Por milhares de anos o homem foi intuitivamente selecionando, para uso alimentar, plantas que apresentassem maior rendimento, maior resistência a pragas e melhor qualidade. Com o tempo, a ciência veio auxiliá-lo nesta tarefa. Manifestação mais contemporânea dessa aliança é o desenvolvimento, nas últimas décadas, de variedades de trigo, arroz, milho e soja com alto rendimento agrícola, capazes de alimentar uma população mundial crescente e urbanizada.
Há muito tempo novas variedades vêm sendo produzidas a partir de técnicas tradicionais de cruzamento e melhoramento, envolvendo transferência de genes por reprodução normal ou pelo uso de metodologias que alteram cromossomos, como a mutagênese química e a irradiação. Nos últimos 10 ou 15 anos, no entanto, introduziu-se uma nova tecnologia: a modificação genética para a produção de alimentos, chamada de “tecnologia do DNA recombinante”, que consiste num avanço nos processos naturais de melhoramento de plantas.
Nos cruzamentos convencionais, misturam-se ou transferem-se para uma planta, ao acaso e ao mesmo tempo, um grupo de genes, sendo o resultado a produção de uma variedade com múltiplas características, nem todas desejáveis. Como esse processo convencional é impreciso, separar as características desejáveis das indesejáveis é bastante demorado. Com a tecnologia do DNA recombinante pode-se, de forma rápida, alterar a operação de um gene pré-existente ou incorporar numa nova planta um único gene exógeno, correspondente a uma determinada característica que se deseja desenvolver.
A história mostra que mudanças na forma de produção e conservação dos alimentos sempre causaram preocupação e, quando recentes, geraram medo. Foi o caso do enlatamento, da pasteurização, da comercialização da margarina, do milho híbrido, do uso da irradiação e de microondas. E é por essa desconfiança face ao novo que crescem as questões relativas à segurança dos alimentos transgênicos.
A tecnologia do DNA recombinante permite a transferência específica de novos genes para uma planta, alterando a sua composição. Esta alteração acarreta efeitos intencionais, correspondendo à característica do gene introduzido (por exemplo, resistência a herbicidas), mas também pode gerar efeitos não intencionais (por exemplo, alteração do teor de um composto químico). Os riscos potenciais estão, portanto, associados ao novo DNA introduzido, ou ao produto de expressão desse DNA (proteína) ou a efeitos não intencionais, decorrentes da introdução no genoma e da expressão desse novo gene.

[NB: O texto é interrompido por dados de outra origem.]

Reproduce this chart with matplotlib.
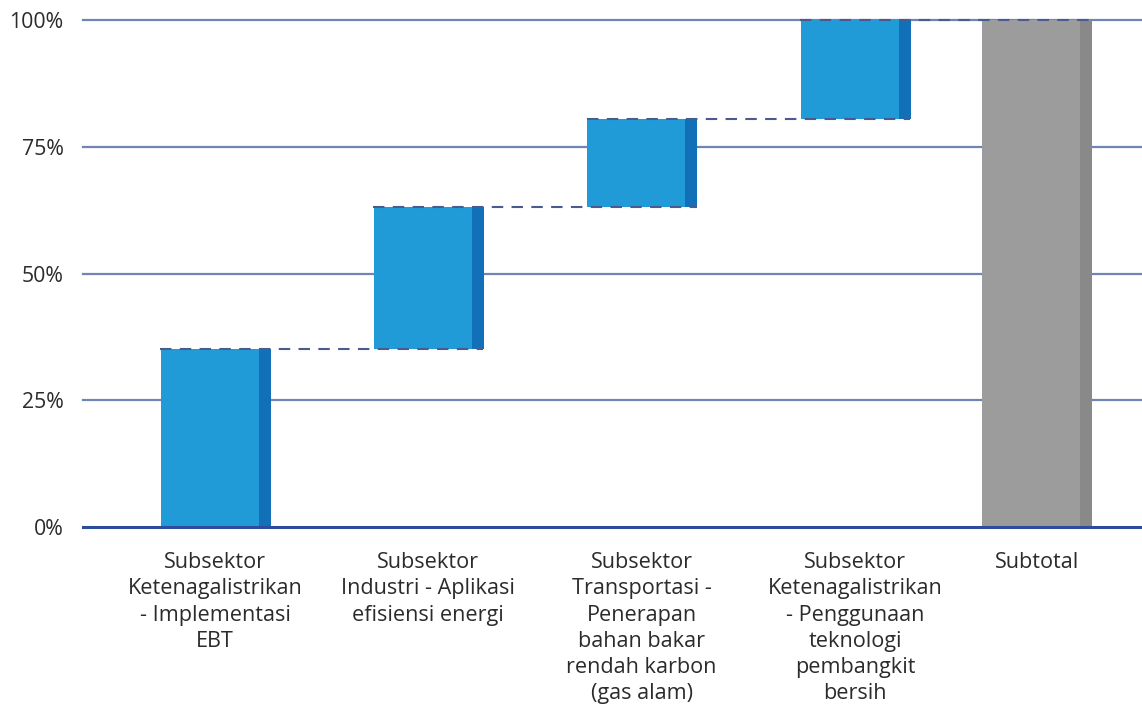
import matplotlib
matplotlib.use("Agg")
import matplotlib.pyplot as plt
import numpy as np

# Contributions of each sub-sector to the total emission reduction (share of total)
categories = [
    "Subsektor\nKetenagalistrikan\n- Implementasi\nEBT",
    "Subsektor\nIndustri - Aplikasi\nefisiensi energi",
    "Subsektor\nTransportasi -\nPenerapan\nbahan bakar\nrendah karbon\n(gas alam)",
    "Subsektor\nKetenagalistrikan\n- Penggunaan\nteknologi\npembangkit\nbersih",
    "Subtotal",
]
increments = [0.351, 0.280, 0.174, 0.195]
subtotal = 1.0
yticks = [0.0, 0.25, 0.50, 0.75, 1.00]
ytick_labels = ["0%", "25%", "50%", "75%", "100%"]

plt.rcParams["font.family"] = ["Open Sans", "DejaVu Sans"]

W, H = 1142, 709
fig = plt.figure(figsize=(W / 100, H / 100), dpi=100)
ax_left, ax_right, ax_top, ax_bottom = 83, 1142, 20, 527
ax = fig.add_axes([ax_left / W, 1 - ax_bottom / H,
                   (ax_right - ax_left) / W, (ax_bottom - ax_top) / H])

# category positions (subtotal column sits a bit closer)
pos = np.array([0, 1, 2, 3, 3.855])
width = 0.516
edge_frac = 0.11

blue, blue_dark = "#219BD7", "#1270B8"
grey, grey_dark = "#9C9C9C", "#898989"

bases = np.concatenate([[0], np.cumsum(increments)[:-1]])
tops = bases + np.array(increments)

def draw_bar(x, bottom, height, face, side):
    main_w = width * (1 - edge_frac)
    left = x - width / 2
    ax.bar(left, height, width=main_w, bottom=bottom, align="edge",
           color=face, zorder=3, linewidth=0)
    ax.bar(left + main_w, height, width=width - main_w, bottom=bottom,
           align="edge", color=side, zorder=3, linewidth=0)

for i, (b, h) in enumerate(zip(bases, increments)):
    draw_bar(pos[i] + 0.004, b, h, blue, blue_dark)
draw_bar(pos[4], 0, subtotal, grey, grey_dark)

# dashed connectors between consecutive steps
levels = list(tops)
for i, lvl in enumerate(levels):
    x0 = pos[i] - width / 2
    x1 = pos[i + 1] + width / 2
    ax.plot([x0, x1], [lvl, lvl], linestyle=(0, (5.5, 4)), color="#4A5C8E",
            linewidth=1.5, zorder=4, clip_on=False)

ax.set_xlim((ax_left - 215) / 213.3, (ax_right - 215) / 213.3)
ax.set_ylim(0, 1)

for y in yticks[1:]:
    ax.axhline(y, color="#6F85B3", linewidth=1.6, zorder=1, clip_on=False)
ax.axhline(0, color="#2D4C9C", linewidth=2.2, zorder=5, clip_on=False)

for s in ax.spines.values():
    s.set_visible(False)

ax.set_yticks(yticks)
ax.set_yticklabels(ytick_labels, fontsize=15.3, color="#2B2B2B")
ax.tick_params(axis="y", length=0, pad=14)
ax.set_xticks(pos)
ax.set_xticklabels(categories, fontsize=15.6, color="#2B2B2B", linespacing=1.33)
ax.tick_params(axis="x", length=0, pad=18)
for lbl in ax.get_xticklabels():
    lbl.set_verticalalignment("top")
    lbl.set_horizontalalignment("center")

fig.savefig("out.png", dpi=100)
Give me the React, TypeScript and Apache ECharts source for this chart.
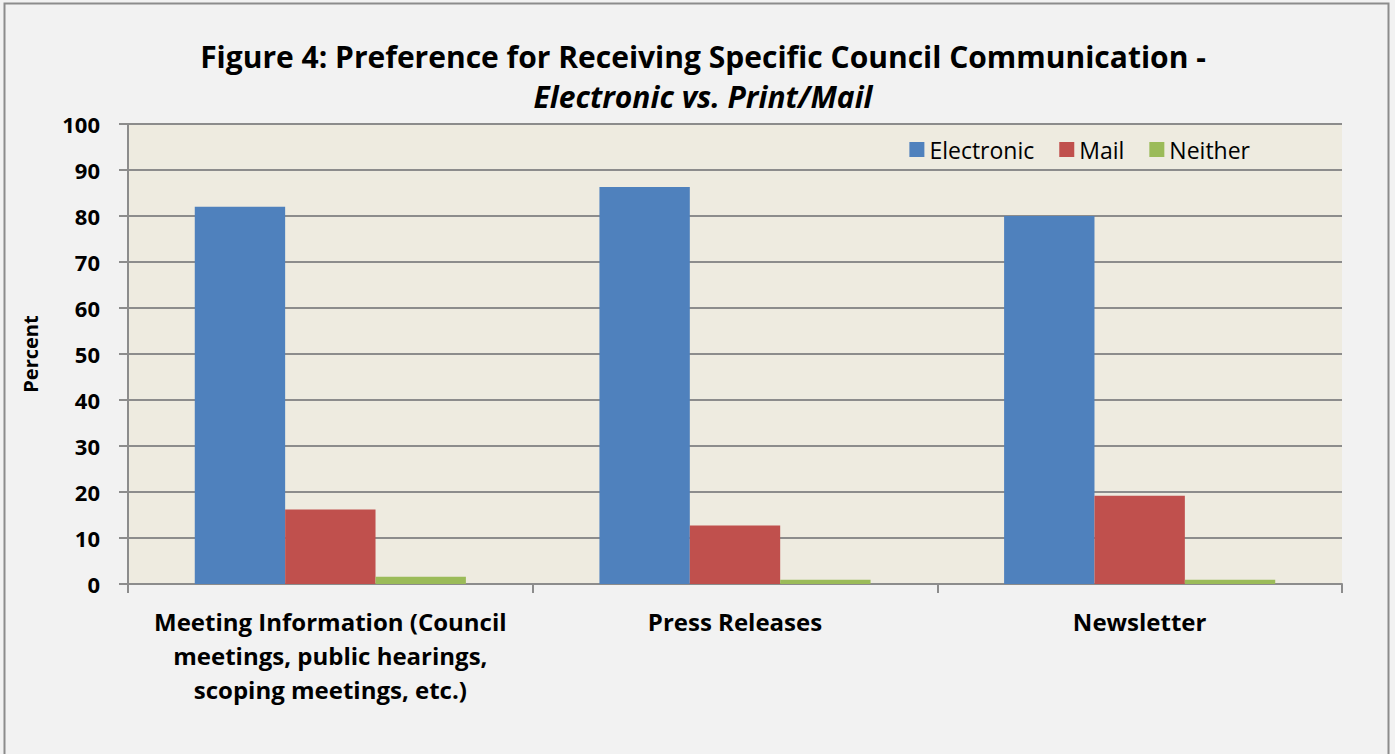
import React, { useEffect, useRef } from "react";
import * as echarts from "echarts";

const categories = [
  "Meeting Information (Council\nmeetings, public hearings,\nscoping meetings, etc.)",
  "Press Releases",
  "Newsletter",
];
const electronic = [82.0, 86.3, 80.0];
const mail = [16.2, 12.7, 19.2];
const neither = [1.6, 0.9, 0.9];

const FONT = "'Open Sans', 'Noto Sans', sans-serif";

export default function App() {
  const ref = useRef<HTMLDivElement>(null);
  useEffect(() => {
    document.body.style.margin = "0";
    const chart = echarts.init(ref.current!, null, { renderer: "svg" });
    chart.setOption({
      animation: false,
      backgroundColor: "#f2f2f2",
      textStyle: { fontFamily: FONT },
      graphic: [
        {
          type: "rect",
          shape: { x: 4.5, y: 3.5, width: 1384, height: 780 },
          style: { fill: "none", stroke: "#8c8c8c", lineWidth: 2 },
          silent: true,
        },
      ],
      title: [
        {
          text: "Figure 4: Preference for Receiving Specific Council Communication -",
          left: 698,
          textAlign: "center",
          top: 36,
          textStyle: { fontSize: 30, fontWeight: "bold", color: "#000", fontFamily: FONT },
        },
        {
          text: "Electronic vs. Print/Mail",
          left: 698,
          textAlign: "center",
          top: 76,
          textStyle: { fontSize: 30, fontWeight: "bold", fontStyle: "italic", color: "#000", fontFamily: FONT },
        },
      ],
      legend: {
        data: ["Electronic", "Mail", "Neither"],
        right: 140,
        top: 133,
        itemWidth: 15,
        itemHeight: 15,
        itemGap: 25,
        icon: "rect",
        textStyle: { fontSize: 23, color: "#000", fontFamily: FONT },
      },
      grid: {
        left: 128,
        right: 53,
        top: 124,
        bottom: 170,
        show: true,
        backgroundColor: "#eeebe0",
        borderWidth: 0,
      },
      xAxis: {
        type: "category",
        data: categories,
        axisLine: { lineStyle: { color: "#8c8c8c", width: 2 } },
        axisTick: { show: true, length: 9, lineStyle: { color: "#8c8c8c", width: 2 } },
        axisLabel: {
          fontSize: 24,
          fontWeight: "bold",
          color: "#000",
          lineHeight: 34,
          margin: 20,
          interval: 0,
          fontFamily: FONT,
        },
      },
      yAxis: {
        type: "value",
        min: 0,
        max: 100,
        interval: 10,
        name: "Percent",
        nameLocation: "middle",
        nameGap: 88,
        nameTextStyle: { fontSize: 20, fontWeight: "bold", color: "#000", fontFamily: FONT },
        axisLine: { show: true, lineStyle: { color: "#8c8c8c", width: 2 } },
        axisTick: { show: true, length: 9, lineStyle: { color: "#8c8c8c", width: 2 } },
        axisLabel: { fontSize: 22, fontWeight: "bold", color: "#000", margin: 28, fontFamily: FONT },
        splitLine: { lineStyle: { color: "#8c8c8c", width: 2 } },
      },
      series: [
        { name: "Electronic", type: "bar", data: electronic, itemStyle: { color: "#4f81bd" }, barGap: "0%", barCategoryGap: "33%" },
        { name: "Mail", type: "bar", data: mail, itemStyle: { color: "#c0504d" }, barGap: "0%", barCategoryGap: "33%" },
        { name: "Neither", type: "bar", data: neither, itemStyle: { color: "#9bbb59" }, barGap: "0%", barCategoryGap: "33%" },
      ],
    });
    return () => chart.dispose();
  }, []);
  return <div ref={ref} style={{ position: "absolute", left: 0, top: 0, width: 1395, height: 754 }} />;
}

Muitos genes já foram transferidos de um organismo a outro com o objetivo de desenvolver características desejáveis, como melhoria do valor nutricional, da conservação ou da resistência a pragas. A segurança desses alimentos, obtidos por modernas técnicas da biotecnologia, é avaliada pela análise de risco que se baseia em princípios básicos, que medem sua segurança em relação à segurança dos alimentos que lhe deram origem. A aplicação dessas metodologias e o histórico de uso conhecido vem mostrando que esses produtos não são menos seguros do que aqueles que lhes deram origem.
No Brasil, esses novos alimentos estarão submetidos aos ministérios da Saúde, da Agricultura e da Ciência e Tecnologia, sujeitos a legislação específica relativa a normas de segurança e rotulagem, e avaliados por várias comissões técnico-científicas, responsáveis pela aprovação de sua comercialização. Por isso, quanto mais qualificada for a discussão em torno dos alimentos contendo organismos geneticamente modificados, maior será a informação que terão seus eventuais consumidores, e mais exigentes e mais adequadas serão as políticas reguladoras de sua produção, divulgação e distribuição.
Por Franco Lajolo professor na Faculdade de Ciências Farmacêuticas da USP.